(MATERIAL PROVIDED)
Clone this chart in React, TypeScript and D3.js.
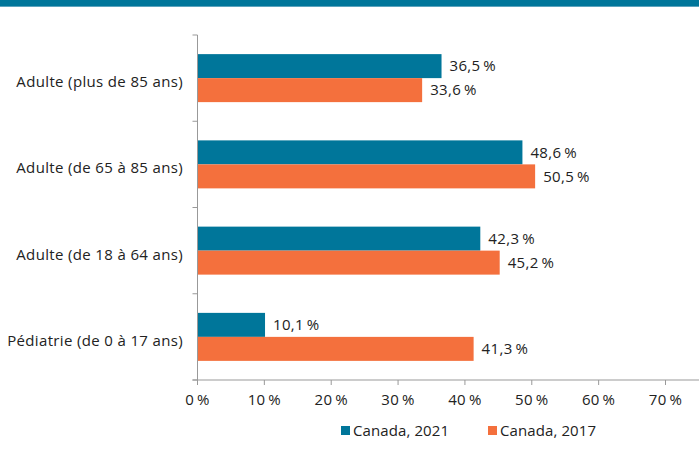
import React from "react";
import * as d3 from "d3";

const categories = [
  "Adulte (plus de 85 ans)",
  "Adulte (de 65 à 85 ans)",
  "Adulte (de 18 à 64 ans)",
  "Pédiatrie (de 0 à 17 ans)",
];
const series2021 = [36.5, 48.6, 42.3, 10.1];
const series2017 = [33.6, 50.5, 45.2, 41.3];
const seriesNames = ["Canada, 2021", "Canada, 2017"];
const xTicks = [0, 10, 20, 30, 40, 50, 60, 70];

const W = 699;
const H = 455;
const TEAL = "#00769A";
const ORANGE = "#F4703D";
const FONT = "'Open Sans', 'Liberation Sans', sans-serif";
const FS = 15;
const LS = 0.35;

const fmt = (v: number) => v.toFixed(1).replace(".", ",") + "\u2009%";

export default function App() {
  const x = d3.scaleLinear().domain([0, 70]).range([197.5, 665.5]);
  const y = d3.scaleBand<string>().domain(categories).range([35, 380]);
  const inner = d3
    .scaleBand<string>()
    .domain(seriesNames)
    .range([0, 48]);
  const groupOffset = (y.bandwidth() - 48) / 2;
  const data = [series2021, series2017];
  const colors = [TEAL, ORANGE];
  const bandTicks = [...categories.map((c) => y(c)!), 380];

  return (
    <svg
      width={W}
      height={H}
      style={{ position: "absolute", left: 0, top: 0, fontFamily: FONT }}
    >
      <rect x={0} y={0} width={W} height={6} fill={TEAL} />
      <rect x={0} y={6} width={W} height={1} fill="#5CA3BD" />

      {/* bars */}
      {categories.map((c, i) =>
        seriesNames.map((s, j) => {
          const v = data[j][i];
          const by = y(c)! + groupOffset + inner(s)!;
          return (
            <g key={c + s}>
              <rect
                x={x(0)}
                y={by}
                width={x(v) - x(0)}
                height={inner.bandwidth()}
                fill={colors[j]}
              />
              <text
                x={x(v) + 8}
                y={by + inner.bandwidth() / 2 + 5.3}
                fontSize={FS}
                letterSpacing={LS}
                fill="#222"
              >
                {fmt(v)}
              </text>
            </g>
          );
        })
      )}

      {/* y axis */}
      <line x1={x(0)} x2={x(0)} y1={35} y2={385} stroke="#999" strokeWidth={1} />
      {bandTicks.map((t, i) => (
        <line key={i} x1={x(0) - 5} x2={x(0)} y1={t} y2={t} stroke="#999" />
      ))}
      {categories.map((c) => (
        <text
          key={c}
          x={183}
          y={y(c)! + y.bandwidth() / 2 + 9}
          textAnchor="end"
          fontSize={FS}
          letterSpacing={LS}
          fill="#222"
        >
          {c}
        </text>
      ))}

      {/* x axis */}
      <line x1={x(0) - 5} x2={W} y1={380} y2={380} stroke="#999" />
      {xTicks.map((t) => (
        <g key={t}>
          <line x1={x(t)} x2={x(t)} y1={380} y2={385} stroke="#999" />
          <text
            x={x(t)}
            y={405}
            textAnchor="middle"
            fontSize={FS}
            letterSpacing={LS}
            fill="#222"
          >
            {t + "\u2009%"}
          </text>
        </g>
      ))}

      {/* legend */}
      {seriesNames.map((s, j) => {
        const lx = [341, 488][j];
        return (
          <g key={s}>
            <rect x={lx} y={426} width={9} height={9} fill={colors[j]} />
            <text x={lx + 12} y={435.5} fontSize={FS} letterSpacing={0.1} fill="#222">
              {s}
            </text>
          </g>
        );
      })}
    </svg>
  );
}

(WRITTEN REQUEST) Please extract exactly the lines of the data, from the first through the line containing "const fmt = (v: number)", and add no pictures to the copy.

(WRITTEN SOLUTION)
Clone this chart in React, TypeScript and D3.js.
import React from "react";
import * as d3 from "d3";

const categories = [
  "Adulte (plus de 85 ans)",
  "Adulte (de 65 à 85 ans)",
  "Adulte (de 18 à 64 ans)",
  "Pédiatrie (de 0 à 17 ans)",
];
const series2021 = [36.5, 48.6, 42.3, 10.1];
const series2017 = [33.6, 50.5, 45.2, 41.3];
const seriesNames = ["Canada, 2021", "Canada, 2017"];
const xTicks = [0, 10, 20, 30, 40, 50, 60, 70];

const W = 699;
const H = 455;
const TEAL = "#00769A";
const ORANGE = "#F4703D";
const FONT = "'Open Sans', 'Liberation Sans', sans-serif";
const FS = 15;
const LS = 0.35;

const fmt = (v: number) => v.toFixed(1).replace(".", ",") + "\u2009%";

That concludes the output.